● **GIVEN EXERCISE**
Take every line from the first down to the line with "stringent = [28, 28, 26, 18, 14, 6, 2, 0]" and set it down exactly, without the pictures.
>> begin
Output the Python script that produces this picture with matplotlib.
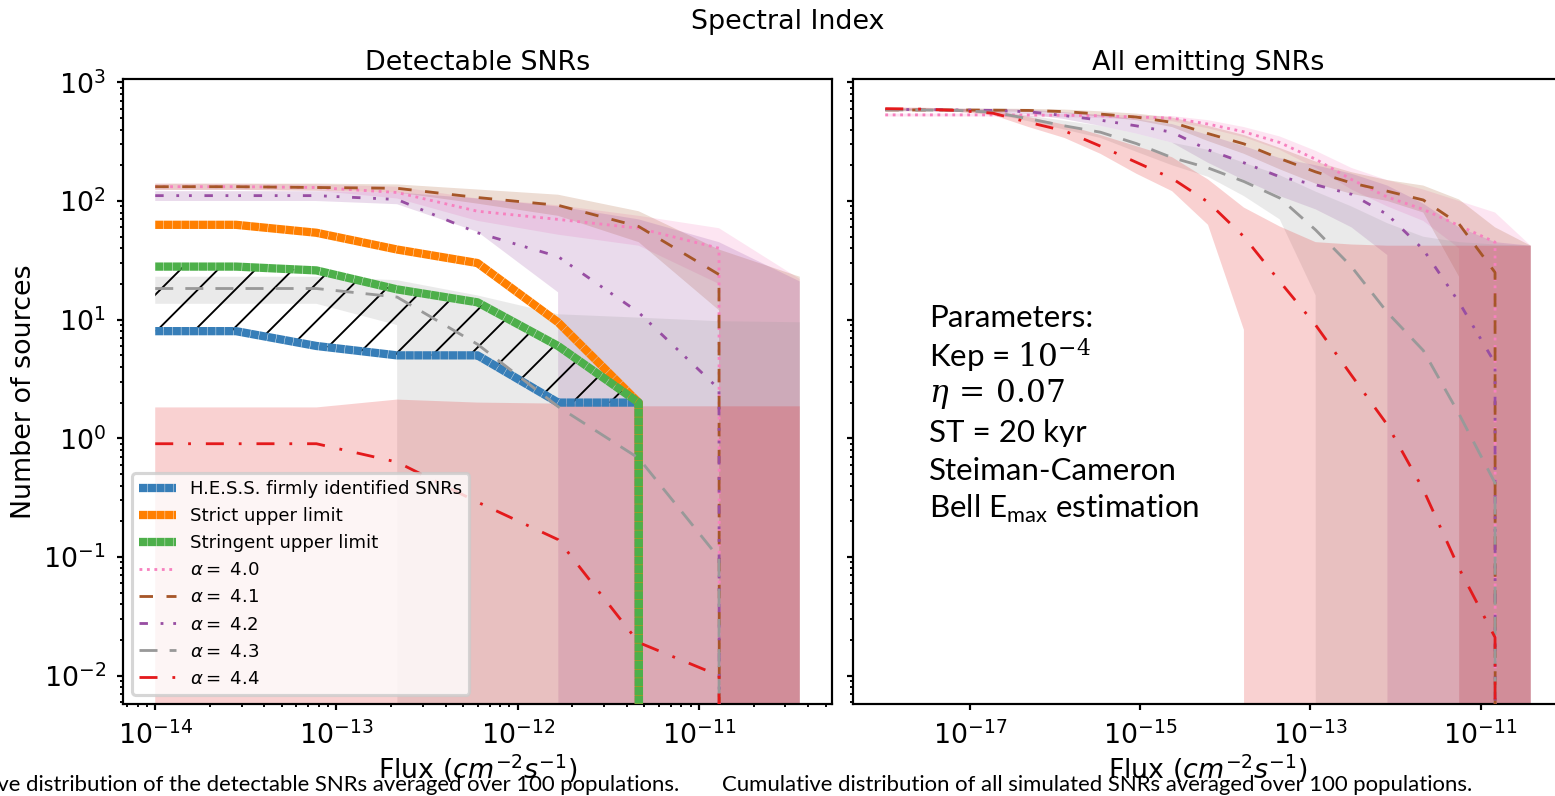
import matplotlib.pyplot as plt
from matplotlib.ticker import LogLocator, NullLocator

W, H, DPI = 1555, 796, 225

plt.rcParams['font.size'] = 8.6
plt.rcParams['axes.linewidth'] = 0.7
plt.rcParams['hatch.linewidth'] = 0.6
for a in ('xtick', 'ytick'):
    plt.rcParams[a + '.major.size'] = 2.0
    plt.rcParams[a + '.minor.size'] = 1.1
    plt.rcParams[a + '.major.width'] = 0.7
    plt.rcParams[a + '.minor.width'] = 0.6

# ---- detectable SNRs (flux bins in cm^-2 s^-1) ----
flux_det = [1.0e-14, 2.79e-14, 7.75e-14, 2.16e-13, 6.0e-13, 1.67e-12, 4.65e-12, 1.29e-11, 3.6e-11]

hess = [8, 8, 6, 5, 5, 2, 2, 0]
strict = [63, 63, 54, 39, 30, 9.5, 2, 0]
stringent = [28, 28, 26, 18, 14, 6, 2, 0]

det_mean = {
    '4.0': [132, 132, 130, 118, 82, 70, 59, 40, 0],
    '4.1': [132, 132, 130, 128, 107, 92, 61, 24, 0],
    '4.2': [111, 111, 111, 103, 54, 34, 11.5, 2.6, 0],
    '4.3': [18.3, 18.3, 18.3, 15.5, 6.2, 1.85, 0.68, 0.098, 0],
    '4.4': [0.9, 0.9, 0.9, 0.63, 0.29, 0.14, 0.019, 0.010, 0],
}
det_low = {
    '4.0': [124, 124, 122, 105, 68, 52, 42, 20, 0],
    '4.1': [124, 124, 122, 118, 95, 75, 45, 12, 0],
    '4.2': [100, 100, 100, 94, 55, 17, 0, 0, 0],
    '4.3': [13.6, 13.6, 13.6, 9.0, 0, 0, 0, 0, 0],
    '4.4': [0, 0, 0, 0, 0, 0, 0, 0, 0],
}
det_high = {
    '4.0': [140, 140, 138, 132, 105, 92, 75, 59, 22],
    '4.1': [140, 140, 140, 138, 125, 113, 82, 39, 23],
    '4.2': [121, 121, 121, 118, 105, 90, 70, 45, 21],
    '4.3': [23, 23, 23, 21.5, 16, 11.1, 10.4, 9.7, 9.5],
    '4.4': [1.82, 1.82, 1.82, 2.12, 2.0, 1.96, 1.86, 1.86, 1.86],
}

# ---- all emitting SNRs ----
flux_all = [1.0e-18, 2.64e-18, 6.97e-18, 1.84e-17, 4.86e-17, 1.28e-16, 3.39e-16,
            8.95e-16, 2.36e-15, 6.24e-15, 1.65e-14, 4.35e-14, 1.15e-13, 3.03e-13,
            8.01e-13, 2.12e-12, 5.59e-12, 1.48e-11, 3.89e-11]

all_mean = {
    '4.0': [532, 532, 532, 532, 530, 528, 523, 510, 500, 445, 383, 311, 225, 152, 108, 85, 62, 45, 0],
    '4.1': [586, 585, 585, 583, 580, 567, 540, 510, 460, 370, 303, 228, 176, 142, 121, 102, 64, 25, 0],
    '4.2': [590, 590, 585, 580, 565, 525, 480, 430, 380, 270, 210, 160, 137, 114, 77, 39, 14, 4.3, 0],
    '4.3': [586, 585, 580, 560, 494, 430, 380, 305, 232, 190, 146, 106, 57, 28, 11.5, 5.5, 1.6, 0.42, 0],
    '4.4': [600, 595, 580, 550, 460, 390, 290, 212, 155, 98, 50, 21, 9, 3.4, 1.3, 0.37, 0.08, 0.021, 0],
}
all_low = {
    '4.0': [515, 515, 515, 515, 512, 508, 500, 485, 470, 410, 345, 270, 190, 125, 90, 68, 40, 0, 0],
    '4.1': [570, 570, 570, 568, 565, 550, 515, 480, 420, 320, 250, 185, 140, 115, 100, 80, 23, 0, 0],
    '4.2': [575, 575, 570, 560, 540, 490, 430, 370, 310, 210, 150, 110, 85, 60, 35, 0, 0, 0, 0],
    '4.3': [575, 572, 565, 540, 470, 400, 340, 260, 200, 160, 110, 70, 16, 0, 0, 0, 0, 0, 0],
    '4.4': [590, 585, 565, 530, 420, 340, 250, 170, 121, 63, 8.2, 0, 0, 0, 0, 0, 0, 0, 0],
}
all_high = {
    '4.0': [545, 545, 545, 545, 545, 540, 535, 525, 520, 480, 420, 350, 265, 190, 150, 125, 100, 80, 42],
    '4.1': [600, 600, 600, 600, 598, 590, 570, 545, 505, 430, 360, 280, 215, 175, 150, 135, 103, 60, 42],
    '4.2': [605, 605, 600, 598, 590, 560, 530, 490, 445, 360, 290, 230, 200, 170, 135, 95, 60, 45, 42],
    '4.3': [600, 600, 597, 585, 525, 475, 430, 370, 310, 270, 210, 165, 120, 90, 65, 50, 45, 43, 42],
    '4.4': [615, 612, 600, 580, 510, 440, 360, 290, 234, 152, 88, 61, 45, 43, 42, 42, 42, 42, 42],
}

alphas = ['4.0', '4.1', '4.2', '4.3', '4.4']
colors = {'4.0': '#f781bf', '4.1': '#a65628', '4.2': '#984ea3',
          '4.3': '#999999', '4.4': '#e41a1c'}
styles = {'4.0': (0, (1, 1.65)), '4.1': (0, (4.8, 4.8)),
          '4.2': (0, (3, 4.5, 1, 3.5, 1, 4.5)), '4.3': (0, (6.4, 4.3)),
          '4.4': (0, (6.4, 5.3, 1, 5.3))}

fig = plt.figure(figsize=(W / DPI, H / DPI), dpi=DPI)
ax1 = fig.add_axes([123 / W, 92 / H, 709 / W, 625 / H])
ax2 = fig.add_axes([853 / W, 92 / H, 710 / W, 625 / H], sharey=ax1)

for ax in (ax1, ax2):
    ax.set_xscale('log')
    ax.set_yscale('log')

# observed H.E.S.S. counts and upper limits
thick = dict(lw=2.65, ls=(0, (1.0, 0.05)), zorder=3)
ax1.fill_between(flux_det[:7], hess[:7], stringent[:7], facecolor='none',
                 edgecolor='black', hatch='//', linewidth=0, zorder=2.5)
ax1.plot(flux_det[:8], hess, color='#377eb8', label='H.E.S.S. firmly identified SNRs', **thick)
ax1.plot(flux_det[:8], strict, color='#ff7f00', label='Strict upper limit', **thick)
ax1.plot(flux_det[:8], stringent, color='#4daf4a', label='Stringent upper limit', **thick)

# simulated populations for each spectral index
for a in alphas:
    c = colors[a]
    ax1.fill_between(flux_det, det_low[a], det_high[a], color=c, alpha=0.2, lw=0, zorder=1)
    ax1.plot(flux_det, det_mean[a], color=c, ls=styles[a], lw=0.9, zorder=4,
             label=r'$\alpha=$ ' + a)
    ax2.fill_between(flux_all, all_low[a], all_high[a], color=c, alpha=0.2, lw=0, zorder=1)
    ax2.plot(flux_all, all_mean[a], color=c, ls=styles[a], lw=0.9, zorder=4)

ax1.legend(loc='lower left', fontsize=5.8)

ax1.set_title('Detectable SNRs', fontsize=8.6, pad=3.0)
ax2.set_title('All emitting SNRs', fontsize=8.6, pad=3.0)
ax1.set_ylabel('Number of sources', labelpad=2)
ax1.set_xlabel(r'Flux ($cm^{-2}s^{-1}$)', labelpad=1)
ax2.set_xlabel(r'Flux ($cm^{-2}s^{-1}$)', labelpad=1)
ax2.tick_params(labelleft=False)
ax2.xaxis.set_major_locator(LogLocator(base=10, numticks=5))
ax2.xaxis.set_minor_locator(NullLocator())

fig.text(787.5 / W, 1 - 22 / H, 'Spectral Index', ha='center', va='center')

# simulation parameters
params = ['Parameters:', 'Kep = $10^{-4}$', r'$\eta\,=\,0.07$', 'ST = 20 kyr',
          'Steiman-Cameron', r'Bell E$_{\mathregular{max}}$ estimation']
for i, line in enumerate(params):
    ax2.text(0.107, 0.6176 - 0.0611 * i, line, transform=ax2.transAxes,
             ha='left', va='center', fontsize=10, family='Lato',
             math_fontfamily='dejavuserif')

fig.text(679 / W, 1 - 785 / H,
         'Cumulative distribution of the detectable SNRs averaged over 100 populations.',
         ha='right', va='center', fontsize=7.1, family='Lato')
fig.text(722 / W, 1 - 785 / H,
         'Cumulative distribution of all simulated SNRs averaged over 100 populations.',
         ha='left', va='center', fontsize=7.1, family='Lato')

fig.savefig('out.png', dpi=DPI)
>> end
● **THE COMPLETED TASK**
Output the Python script that produces this picture with matplotlib.
import matplotlib.pyplot as plt
from matplotlib.ticker import LogLocator, NullLocator

W, H, DPI = 1555, 796, 225

plt.rcParams['font.size'] = 8.6
plt.rcParams['axes.linewidth'] = 0.7
plt.rcParams['hatch.linewidth'] = 0.6
for a in ('xtick', 'ytick'):
    plt.rcParams[a + '.major.size'] = 2.0
    plt.rcParams[a + '.minor.size'] = 1.1
    plt.rcParams[a + '.major.width'] = 0.7
    plt.rcParams[a + '.minor.width'] = 0.6

# ---- detectable SNRs (flux bins in cm^-2 s^-1) ----
flux_det = [1.0e-14, 2.79e-14, 7.75e-14, 2.16e-13, 6.0e-13, 1.67e-12, 4.65e-12, 1.29e-11, 3.6e-11]

hess = [8, 8, 6, 5, 5, 2, 2, 0]
strict = [63, 63, 54, 39, 30, 9.5, 2, 0]
stringent = [28, 28, 26, 18, 14, 6, 2, 0]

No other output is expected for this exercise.